▶ [GIVEN INFORMATION]:
______________________________

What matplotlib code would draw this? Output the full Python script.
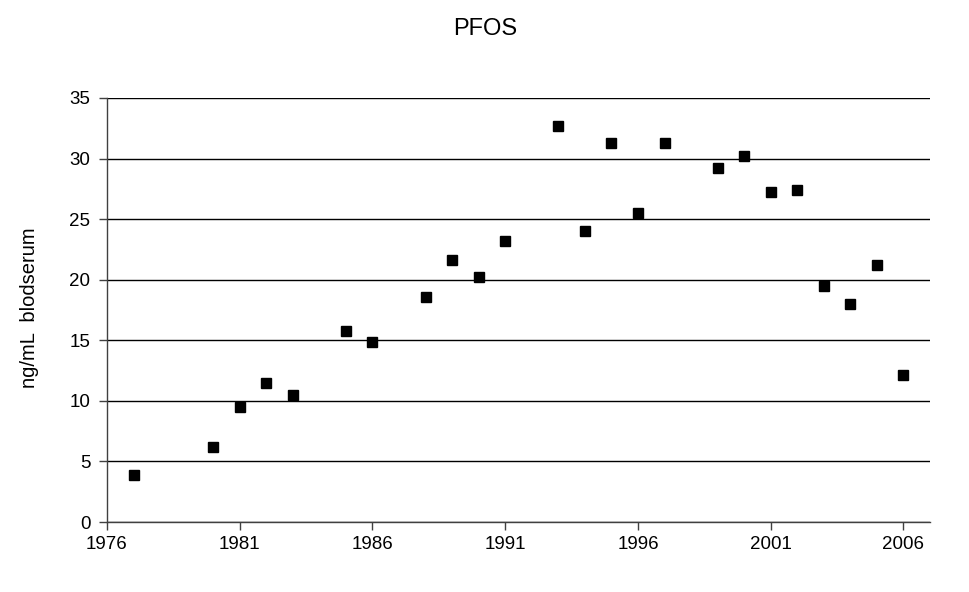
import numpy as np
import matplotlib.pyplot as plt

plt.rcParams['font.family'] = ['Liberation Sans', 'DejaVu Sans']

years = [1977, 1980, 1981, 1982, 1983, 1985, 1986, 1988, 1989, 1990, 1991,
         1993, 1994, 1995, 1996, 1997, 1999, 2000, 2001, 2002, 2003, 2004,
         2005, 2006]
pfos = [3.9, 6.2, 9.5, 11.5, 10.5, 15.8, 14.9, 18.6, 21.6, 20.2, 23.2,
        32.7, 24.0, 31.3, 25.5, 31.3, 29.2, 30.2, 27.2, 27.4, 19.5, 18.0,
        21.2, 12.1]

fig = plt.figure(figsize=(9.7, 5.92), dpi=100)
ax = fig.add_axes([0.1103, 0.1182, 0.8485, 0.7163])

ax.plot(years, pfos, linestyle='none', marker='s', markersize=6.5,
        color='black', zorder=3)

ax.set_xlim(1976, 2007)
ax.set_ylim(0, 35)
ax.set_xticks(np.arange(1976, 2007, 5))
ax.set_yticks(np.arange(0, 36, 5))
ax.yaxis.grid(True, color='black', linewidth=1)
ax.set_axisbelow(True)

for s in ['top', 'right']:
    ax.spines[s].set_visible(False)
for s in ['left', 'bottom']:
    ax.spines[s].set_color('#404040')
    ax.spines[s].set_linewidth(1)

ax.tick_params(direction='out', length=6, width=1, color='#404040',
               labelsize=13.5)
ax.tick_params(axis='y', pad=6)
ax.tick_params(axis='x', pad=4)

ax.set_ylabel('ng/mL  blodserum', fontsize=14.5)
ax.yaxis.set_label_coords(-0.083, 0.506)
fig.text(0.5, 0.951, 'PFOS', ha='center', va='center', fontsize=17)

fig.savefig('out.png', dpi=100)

______________________________

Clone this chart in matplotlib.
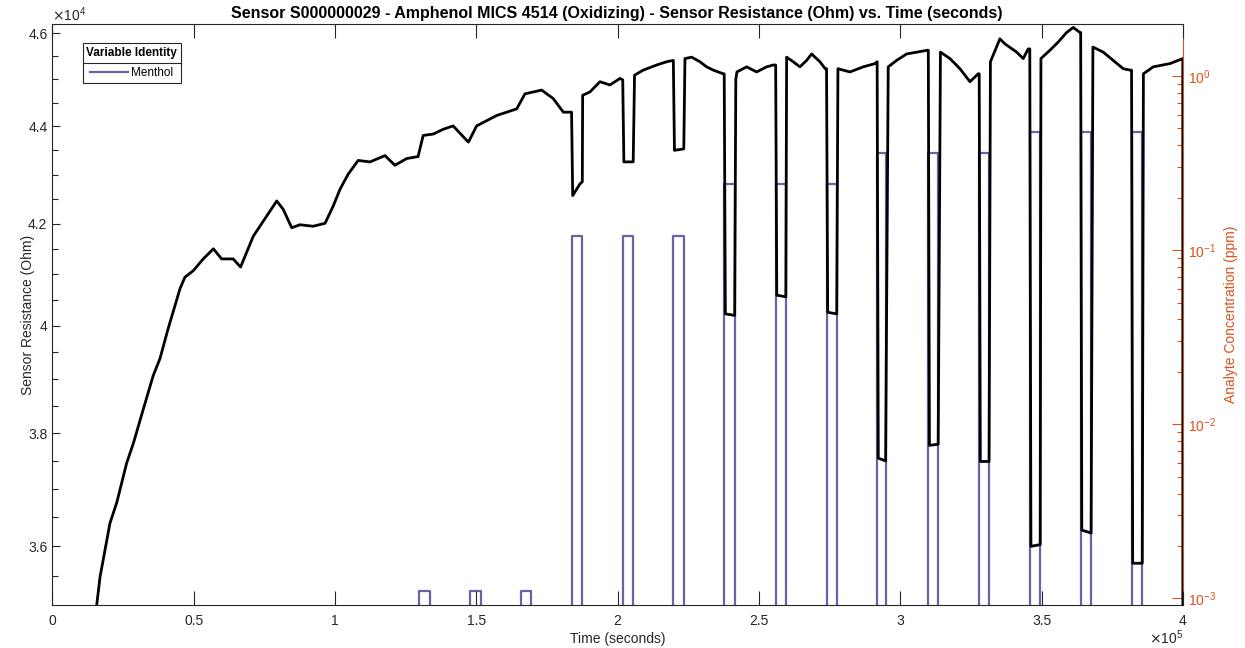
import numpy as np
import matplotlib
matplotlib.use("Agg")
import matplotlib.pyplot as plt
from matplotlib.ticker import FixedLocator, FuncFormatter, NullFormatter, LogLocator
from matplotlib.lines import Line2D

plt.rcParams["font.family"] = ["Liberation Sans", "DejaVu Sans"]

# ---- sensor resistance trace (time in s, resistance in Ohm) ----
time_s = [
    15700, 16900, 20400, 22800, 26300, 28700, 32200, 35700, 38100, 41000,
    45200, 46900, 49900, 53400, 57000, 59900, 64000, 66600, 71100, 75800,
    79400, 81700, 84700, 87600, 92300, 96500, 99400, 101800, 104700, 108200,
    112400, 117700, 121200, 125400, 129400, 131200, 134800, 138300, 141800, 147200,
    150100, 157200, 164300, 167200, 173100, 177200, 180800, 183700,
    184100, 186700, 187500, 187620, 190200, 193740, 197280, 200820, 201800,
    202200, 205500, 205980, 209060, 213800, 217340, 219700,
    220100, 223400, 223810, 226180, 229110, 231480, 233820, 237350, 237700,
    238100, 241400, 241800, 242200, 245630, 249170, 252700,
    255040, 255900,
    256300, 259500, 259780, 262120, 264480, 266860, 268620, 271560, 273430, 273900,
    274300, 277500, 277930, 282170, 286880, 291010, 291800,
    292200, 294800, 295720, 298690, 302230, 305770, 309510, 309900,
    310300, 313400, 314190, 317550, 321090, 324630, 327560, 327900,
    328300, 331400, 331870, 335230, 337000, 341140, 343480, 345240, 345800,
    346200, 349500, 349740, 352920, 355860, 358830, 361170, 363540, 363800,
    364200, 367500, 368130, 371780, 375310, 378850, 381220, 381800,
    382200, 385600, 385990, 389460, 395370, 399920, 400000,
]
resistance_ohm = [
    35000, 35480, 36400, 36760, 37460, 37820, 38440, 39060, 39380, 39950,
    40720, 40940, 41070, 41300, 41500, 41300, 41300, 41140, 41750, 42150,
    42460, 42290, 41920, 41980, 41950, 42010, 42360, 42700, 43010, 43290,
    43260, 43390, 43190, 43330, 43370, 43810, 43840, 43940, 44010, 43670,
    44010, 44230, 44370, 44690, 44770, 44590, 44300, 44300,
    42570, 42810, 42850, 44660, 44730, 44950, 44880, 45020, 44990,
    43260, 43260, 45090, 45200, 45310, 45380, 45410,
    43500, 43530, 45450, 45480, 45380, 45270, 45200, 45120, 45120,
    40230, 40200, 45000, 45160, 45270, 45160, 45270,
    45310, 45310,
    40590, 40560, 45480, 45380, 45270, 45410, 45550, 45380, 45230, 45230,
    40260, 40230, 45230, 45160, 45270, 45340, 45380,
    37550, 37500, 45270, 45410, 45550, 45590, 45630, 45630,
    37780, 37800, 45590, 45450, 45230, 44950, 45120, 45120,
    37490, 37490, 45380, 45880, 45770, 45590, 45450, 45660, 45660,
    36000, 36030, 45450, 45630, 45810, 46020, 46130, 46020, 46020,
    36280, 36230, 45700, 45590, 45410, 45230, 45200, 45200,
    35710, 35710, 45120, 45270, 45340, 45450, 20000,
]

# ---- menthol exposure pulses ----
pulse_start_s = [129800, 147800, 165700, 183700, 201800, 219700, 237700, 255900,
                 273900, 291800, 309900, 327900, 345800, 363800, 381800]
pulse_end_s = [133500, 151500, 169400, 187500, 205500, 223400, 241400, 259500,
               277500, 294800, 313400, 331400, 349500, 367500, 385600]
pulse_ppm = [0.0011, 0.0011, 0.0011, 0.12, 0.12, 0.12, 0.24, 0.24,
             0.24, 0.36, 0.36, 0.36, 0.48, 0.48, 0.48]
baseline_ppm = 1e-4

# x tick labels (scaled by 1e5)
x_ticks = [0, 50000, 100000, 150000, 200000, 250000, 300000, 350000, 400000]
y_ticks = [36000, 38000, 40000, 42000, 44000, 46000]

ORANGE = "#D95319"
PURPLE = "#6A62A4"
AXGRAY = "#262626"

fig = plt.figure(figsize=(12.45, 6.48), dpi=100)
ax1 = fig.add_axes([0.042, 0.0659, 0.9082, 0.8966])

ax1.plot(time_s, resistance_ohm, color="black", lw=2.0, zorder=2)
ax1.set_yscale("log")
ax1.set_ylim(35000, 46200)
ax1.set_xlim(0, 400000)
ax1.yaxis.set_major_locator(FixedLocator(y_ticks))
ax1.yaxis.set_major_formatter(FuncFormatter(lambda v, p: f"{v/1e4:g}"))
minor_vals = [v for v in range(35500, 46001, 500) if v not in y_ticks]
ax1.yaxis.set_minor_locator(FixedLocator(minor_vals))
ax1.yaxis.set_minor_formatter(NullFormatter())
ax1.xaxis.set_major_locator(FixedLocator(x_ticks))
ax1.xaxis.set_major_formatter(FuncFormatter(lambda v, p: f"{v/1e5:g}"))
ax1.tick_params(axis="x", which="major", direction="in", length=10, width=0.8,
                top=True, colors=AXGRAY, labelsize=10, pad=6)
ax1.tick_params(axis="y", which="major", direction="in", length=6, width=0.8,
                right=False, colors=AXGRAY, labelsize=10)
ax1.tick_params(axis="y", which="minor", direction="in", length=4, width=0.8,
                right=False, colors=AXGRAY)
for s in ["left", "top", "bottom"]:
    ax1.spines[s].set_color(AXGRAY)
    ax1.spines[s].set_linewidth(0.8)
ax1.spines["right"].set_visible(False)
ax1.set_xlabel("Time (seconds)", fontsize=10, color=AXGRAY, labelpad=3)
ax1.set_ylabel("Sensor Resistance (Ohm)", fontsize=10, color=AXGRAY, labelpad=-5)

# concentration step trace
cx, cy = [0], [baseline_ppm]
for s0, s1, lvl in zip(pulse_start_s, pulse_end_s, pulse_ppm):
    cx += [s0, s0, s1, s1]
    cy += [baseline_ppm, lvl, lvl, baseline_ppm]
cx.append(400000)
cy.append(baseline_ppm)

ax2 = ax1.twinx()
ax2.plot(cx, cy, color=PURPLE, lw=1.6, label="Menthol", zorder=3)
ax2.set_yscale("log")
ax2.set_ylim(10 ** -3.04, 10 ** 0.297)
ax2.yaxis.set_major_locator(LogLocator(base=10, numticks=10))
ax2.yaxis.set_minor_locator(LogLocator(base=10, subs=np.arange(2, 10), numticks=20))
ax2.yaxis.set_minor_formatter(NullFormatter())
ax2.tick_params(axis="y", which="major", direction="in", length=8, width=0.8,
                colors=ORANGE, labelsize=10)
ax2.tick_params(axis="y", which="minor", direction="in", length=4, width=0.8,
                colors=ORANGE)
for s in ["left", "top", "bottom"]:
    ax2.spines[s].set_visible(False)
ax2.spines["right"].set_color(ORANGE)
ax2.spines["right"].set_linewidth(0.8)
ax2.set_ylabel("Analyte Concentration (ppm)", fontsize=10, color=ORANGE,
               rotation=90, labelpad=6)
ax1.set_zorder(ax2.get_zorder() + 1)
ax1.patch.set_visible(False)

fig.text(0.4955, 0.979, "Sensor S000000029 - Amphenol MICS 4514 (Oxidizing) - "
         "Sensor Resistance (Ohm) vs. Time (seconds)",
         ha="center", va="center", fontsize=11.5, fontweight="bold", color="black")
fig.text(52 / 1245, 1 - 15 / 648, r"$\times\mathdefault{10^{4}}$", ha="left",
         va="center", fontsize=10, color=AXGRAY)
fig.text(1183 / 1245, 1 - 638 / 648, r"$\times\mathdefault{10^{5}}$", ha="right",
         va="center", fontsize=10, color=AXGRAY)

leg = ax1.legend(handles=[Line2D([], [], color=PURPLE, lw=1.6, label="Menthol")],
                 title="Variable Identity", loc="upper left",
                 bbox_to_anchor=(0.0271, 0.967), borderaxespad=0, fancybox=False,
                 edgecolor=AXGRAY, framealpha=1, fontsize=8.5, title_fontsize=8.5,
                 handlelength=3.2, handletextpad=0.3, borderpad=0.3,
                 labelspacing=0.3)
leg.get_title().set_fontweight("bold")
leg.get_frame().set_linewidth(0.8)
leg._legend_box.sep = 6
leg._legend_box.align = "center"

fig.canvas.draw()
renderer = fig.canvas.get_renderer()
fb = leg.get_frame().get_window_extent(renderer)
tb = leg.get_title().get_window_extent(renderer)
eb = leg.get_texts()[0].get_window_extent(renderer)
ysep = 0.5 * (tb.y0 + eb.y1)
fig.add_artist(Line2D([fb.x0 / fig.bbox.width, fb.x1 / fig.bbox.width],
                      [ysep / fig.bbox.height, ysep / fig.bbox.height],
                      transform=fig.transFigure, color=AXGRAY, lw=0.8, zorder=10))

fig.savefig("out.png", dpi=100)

______________________________

▶ [WHAT YOU NEED TO DO]: Output exactly the lines from the one containing "What matplotlib code" through the one containing "fig.savefig('out.png', dpi=100)", both included, and nothing else; leave out any pictures.

▶ [RESULT]:
What matplotlib code would draw this? Output the full Python script.
import numpy as np
import matplotlib.pyplot as plt

plt.rcParams['font.family'] = ['Liberation Sans', 'DejaVu Sans']

years = [1977, 1980, 1981, 1982, 1983, 1985, 1986, 1988, 1989, 1990, 1991,
         1993, 1994, 1995, 1996, 1997, 1999, 2000, 2001, 2002, 2003, 2004,
         2005, 2006]
pfos = [3.9, 6.2, 9.5, 11.5, 10.5, 15.8, 14.9, 18.6, 21.6, 20.2, 23.2,
        32.7, 24.0, 31.3, 25.5, 31.3, 29.2, 30.2, 27.2, 27.4, 19.5, 18.0,
        21.2, 12.1]

fig = plt.figure(figsize=(9.7, 5.92), dpi=100)
ax = fig.add_axes([0.1103, 0.1182, 0.8485, 0.7163])

ax.plot(years, pfos, linestyle='none', marker='s', markersize=6.5,
        color='black', zorder=3)

ax.set_xlim(1976, 2007)
ax.set_ylim(0, 35)
ax.set_xticks(np.arange(1976, 2007, 5))
ax.set_yticks(np.arange(0, 36, 5))
ax.yaxis.grid(True, color='black', linewidth=1)
ax.set_axisbelow(True)

for s in ['top', 'right']:
    ax.spines[s].set_visible(False)
for s in ['left', 'bottom']:
    ax.spines[s].set_color('#404040')
    ax.spines[s].set_linewidth(1)

ax.tick_params(direction='out', length=6, width=1, color='#404040',
               labelsize=13.5)
ax.tick_params(axis='y', pad=6)
ax.tick_params(axis='x', pad=4)

ax.set_ylabel('ng/mL  blodserum', fontsize=14.5)
ax.yaxis.set_label_coords(-0.083, 0.506)
fig.text(0.5, 0.951, 'PFOS', ha='center', va='center', fontsize=17)

fig.savefig('out.png', dpi=100)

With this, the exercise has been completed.